As is the case with almost all of the other states, the main legislative body of Hawaiian government is bicameral, meaning that it consists of the lower bodies, the Hawaii House of Representatives that has 51 members and is presided over by the Speaker of the House and the higher body, the Hawaii Senate that has 25 members and is presided over by the President of the Senate. The meetings of the legislature are held at the State Capitol. Finally, the judicial branch operates through a number of courts with different jurisdictions and authorities, the highest of which is the Hawaii Supreme Court.

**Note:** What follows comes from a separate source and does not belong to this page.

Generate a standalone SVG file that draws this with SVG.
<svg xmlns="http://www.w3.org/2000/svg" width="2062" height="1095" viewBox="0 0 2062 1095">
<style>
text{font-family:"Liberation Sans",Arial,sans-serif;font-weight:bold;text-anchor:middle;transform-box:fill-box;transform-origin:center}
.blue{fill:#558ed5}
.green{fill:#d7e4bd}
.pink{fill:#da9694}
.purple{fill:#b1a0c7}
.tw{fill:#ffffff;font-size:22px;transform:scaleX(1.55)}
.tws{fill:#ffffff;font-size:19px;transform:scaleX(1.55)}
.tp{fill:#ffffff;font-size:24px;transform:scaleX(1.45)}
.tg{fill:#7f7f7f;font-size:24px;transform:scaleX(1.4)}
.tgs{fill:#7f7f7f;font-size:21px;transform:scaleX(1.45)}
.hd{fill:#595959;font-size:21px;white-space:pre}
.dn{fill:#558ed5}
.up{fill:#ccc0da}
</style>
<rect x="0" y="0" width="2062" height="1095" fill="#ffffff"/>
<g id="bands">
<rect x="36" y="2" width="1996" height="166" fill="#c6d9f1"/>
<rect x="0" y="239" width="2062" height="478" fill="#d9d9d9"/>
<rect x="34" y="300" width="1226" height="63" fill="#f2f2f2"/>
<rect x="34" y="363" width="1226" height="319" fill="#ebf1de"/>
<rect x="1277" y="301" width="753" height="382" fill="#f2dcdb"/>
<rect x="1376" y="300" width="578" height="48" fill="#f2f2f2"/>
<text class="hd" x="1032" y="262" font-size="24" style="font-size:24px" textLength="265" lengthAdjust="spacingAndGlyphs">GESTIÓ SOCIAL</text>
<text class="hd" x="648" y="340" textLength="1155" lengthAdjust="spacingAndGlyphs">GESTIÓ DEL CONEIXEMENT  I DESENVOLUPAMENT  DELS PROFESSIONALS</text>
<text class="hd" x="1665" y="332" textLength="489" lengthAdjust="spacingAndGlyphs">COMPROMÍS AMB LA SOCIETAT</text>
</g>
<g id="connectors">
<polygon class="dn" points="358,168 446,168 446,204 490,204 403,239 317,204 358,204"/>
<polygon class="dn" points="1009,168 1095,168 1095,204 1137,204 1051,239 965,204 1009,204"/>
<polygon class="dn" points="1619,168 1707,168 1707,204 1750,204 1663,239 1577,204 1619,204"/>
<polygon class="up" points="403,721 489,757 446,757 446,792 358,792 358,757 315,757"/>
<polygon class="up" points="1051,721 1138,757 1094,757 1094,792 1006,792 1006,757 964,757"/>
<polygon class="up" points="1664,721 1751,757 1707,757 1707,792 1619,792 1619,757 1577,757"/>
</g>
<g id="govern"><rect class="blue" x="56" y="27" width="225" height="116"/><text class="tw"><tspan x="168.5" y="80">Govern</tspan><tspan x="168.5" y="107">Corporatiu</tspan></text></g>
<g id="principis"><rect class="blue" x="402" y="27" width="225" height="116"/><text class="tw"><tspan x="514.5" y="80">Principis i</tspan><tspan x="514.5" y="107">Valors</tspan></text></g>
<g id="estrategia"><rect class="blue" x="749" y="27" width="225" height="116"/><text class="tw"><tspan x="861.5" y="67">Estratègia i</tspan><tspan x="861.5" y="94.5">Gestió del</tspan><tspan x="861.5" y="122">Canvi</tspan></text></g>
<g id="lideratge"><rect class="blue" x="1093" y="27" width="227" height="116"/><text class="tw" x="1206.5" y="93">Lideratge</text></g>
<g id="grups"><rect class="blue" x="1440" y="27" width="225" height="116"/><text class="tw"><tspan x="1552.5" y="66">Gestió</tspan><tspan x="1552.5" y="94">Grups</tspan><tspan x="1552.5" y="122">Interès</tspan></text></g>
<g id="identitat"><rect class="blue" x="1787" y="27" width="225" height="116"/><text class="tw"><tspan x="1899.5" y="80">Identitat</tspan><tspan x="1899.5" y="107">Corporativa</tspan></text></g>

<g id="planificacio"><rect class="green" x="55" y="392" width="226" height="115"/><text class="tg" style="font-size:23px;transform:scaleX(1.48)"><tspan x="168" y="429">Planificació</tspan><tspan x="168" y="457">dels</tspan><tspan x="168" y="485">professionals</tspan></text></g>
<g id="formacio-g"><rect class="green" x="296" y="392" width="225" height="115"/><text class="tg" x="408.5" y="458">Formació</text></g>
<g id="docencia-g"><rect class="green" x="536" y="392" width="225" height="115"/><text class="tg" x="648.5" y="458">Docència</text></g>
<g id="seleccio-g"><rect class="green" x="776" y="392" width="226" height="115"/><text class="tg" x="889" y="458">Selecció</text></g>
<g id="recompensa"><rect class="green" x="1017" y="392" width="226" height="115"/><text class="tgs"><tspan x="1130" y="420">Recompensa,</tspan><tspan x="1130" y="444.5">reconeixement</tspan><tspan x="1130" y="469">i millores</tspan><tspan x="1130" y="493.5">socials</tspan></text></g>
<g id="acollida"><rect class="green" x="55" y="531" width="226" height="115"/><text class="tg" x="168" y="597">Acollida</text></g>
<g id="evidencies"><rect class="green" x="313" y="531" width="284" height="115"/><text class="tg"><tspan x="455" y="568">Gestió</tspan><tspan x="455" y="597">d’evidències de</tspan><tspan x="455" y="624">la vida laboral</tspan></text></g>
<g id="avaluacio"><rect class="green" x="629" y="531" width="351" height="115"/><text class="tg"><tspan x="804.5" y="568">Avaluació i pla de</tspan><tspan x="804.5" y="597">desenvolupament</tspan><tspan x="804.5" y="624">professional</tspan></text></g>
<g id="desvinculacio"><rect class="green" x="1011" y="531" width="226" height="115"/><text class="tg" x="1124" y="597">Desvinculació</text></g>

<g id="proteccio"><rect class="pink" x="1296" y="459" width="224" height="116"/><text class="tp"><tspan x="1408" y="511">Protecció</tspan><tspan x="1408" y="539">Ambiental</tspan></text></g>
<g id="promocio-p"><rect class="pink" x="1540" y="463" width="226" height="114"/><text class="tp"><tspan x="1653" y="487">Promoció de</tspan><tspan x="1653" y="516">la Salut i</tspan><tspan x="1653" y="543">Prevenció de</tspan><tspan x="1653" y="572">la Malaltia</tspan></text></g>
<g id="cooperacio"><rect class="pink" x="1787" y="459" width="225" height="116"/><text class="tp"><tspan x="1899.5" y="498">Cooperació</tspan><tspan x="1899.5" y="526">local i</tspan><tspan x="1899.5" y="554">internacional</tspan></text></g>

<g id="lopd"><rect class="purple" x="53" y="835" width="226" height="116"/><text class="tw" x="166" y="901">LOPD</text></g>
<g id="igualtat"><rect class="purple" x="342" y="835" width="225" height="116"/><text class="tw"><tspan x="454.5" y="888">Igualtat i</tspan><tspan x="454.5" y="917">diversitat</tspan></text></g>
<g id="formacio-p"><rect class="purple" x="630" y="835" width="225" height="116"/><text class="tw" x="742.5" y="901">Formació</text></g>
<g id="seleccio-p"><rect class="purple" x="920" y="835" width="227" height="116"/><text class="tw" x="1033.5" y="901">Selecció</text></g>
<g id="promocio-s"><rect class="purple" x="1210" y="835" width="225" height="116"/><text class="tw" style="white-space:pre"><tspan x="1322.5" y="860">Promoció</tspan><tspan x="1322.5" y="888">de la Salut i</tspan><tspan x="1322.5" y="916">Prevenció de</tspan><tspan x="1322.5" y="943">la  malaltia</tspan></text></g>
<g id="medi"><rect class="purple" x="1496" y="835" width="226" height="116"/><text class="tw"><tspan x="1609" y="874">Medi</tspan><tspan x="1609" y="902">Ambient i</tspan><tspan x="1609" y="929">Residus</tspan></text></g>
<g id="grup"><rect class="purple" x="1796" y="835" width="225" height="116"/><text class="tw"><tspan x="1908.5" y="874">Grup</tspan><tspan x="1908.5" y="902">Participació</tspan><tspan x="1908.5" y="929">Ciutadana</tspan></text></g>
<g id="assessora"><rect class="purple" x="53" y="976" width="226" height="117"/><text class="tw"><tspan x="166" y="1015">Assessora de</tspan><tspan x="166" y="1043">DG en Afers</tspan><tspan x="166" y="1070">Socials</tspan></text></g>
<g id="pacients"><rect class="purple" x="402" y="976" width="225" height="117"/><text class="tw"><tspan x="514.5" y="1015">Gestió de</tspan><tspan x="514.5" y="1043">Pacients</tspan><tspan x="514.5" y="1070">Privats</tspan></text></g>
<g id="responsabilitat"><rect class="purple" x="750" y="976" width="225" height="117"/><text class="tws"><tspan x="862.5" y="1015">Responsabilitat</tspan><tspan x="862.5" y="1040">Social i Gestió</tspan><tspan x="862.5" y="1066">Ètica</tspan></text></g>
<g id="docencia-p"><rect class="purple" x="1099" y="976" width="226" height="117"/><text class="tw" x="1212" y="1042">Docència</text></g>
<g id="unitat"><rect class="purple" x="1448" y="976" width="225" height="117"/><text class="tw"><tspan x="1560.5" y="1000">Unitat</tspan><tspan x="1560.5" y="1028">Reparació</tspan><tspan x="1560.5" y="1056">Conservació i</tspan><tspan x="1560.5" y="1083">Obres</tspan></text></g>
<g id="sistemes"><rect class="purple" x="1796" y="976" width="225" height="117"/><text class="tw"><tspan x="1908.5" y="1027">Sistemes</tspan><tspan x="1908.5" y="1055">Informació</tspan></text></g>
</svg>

Hawaii is the only state that doesn’t have municipal governments; instead all of the local governing is done on the county level. The heads of these departments are called mayors. There are four of them, the mayor of Maui, the mayor of Kaua’i, the mayor of Hawaii County and the mayor of the consolidated Honolulu County. The last remaining county, the Kalawao County is used as a leper colony and as such doesn’t have a mayor. Before Honolulu became the capital, this honor was bestowed upon Lahaina on Maui, and before Lahaina, the capital was in Kailua-Kona on the island of Hawai’i. Hawaii has two representatives and two senators in the US congress and all of them belong to the Democratic Party.
Each of the larger islands in the state is encircled by a system of state highways. O’ahu is the only Island with federal highways. The roads are often quite difficult to navigate as they are rather narrow and winding, so congestions on them are not exactly a rarity. There are public buses on each of the larger islands. Honolulu International Airport is the state’s main aviation hub and it provides passage to Australia, Asia and continental USA. There are a number of air travel companies operating in Hawaii. Traveling between the islands is usually done with the help of boats, ferries or even cruise ships. Hawaii once had a railroad system, but there are only 13 miles of it left.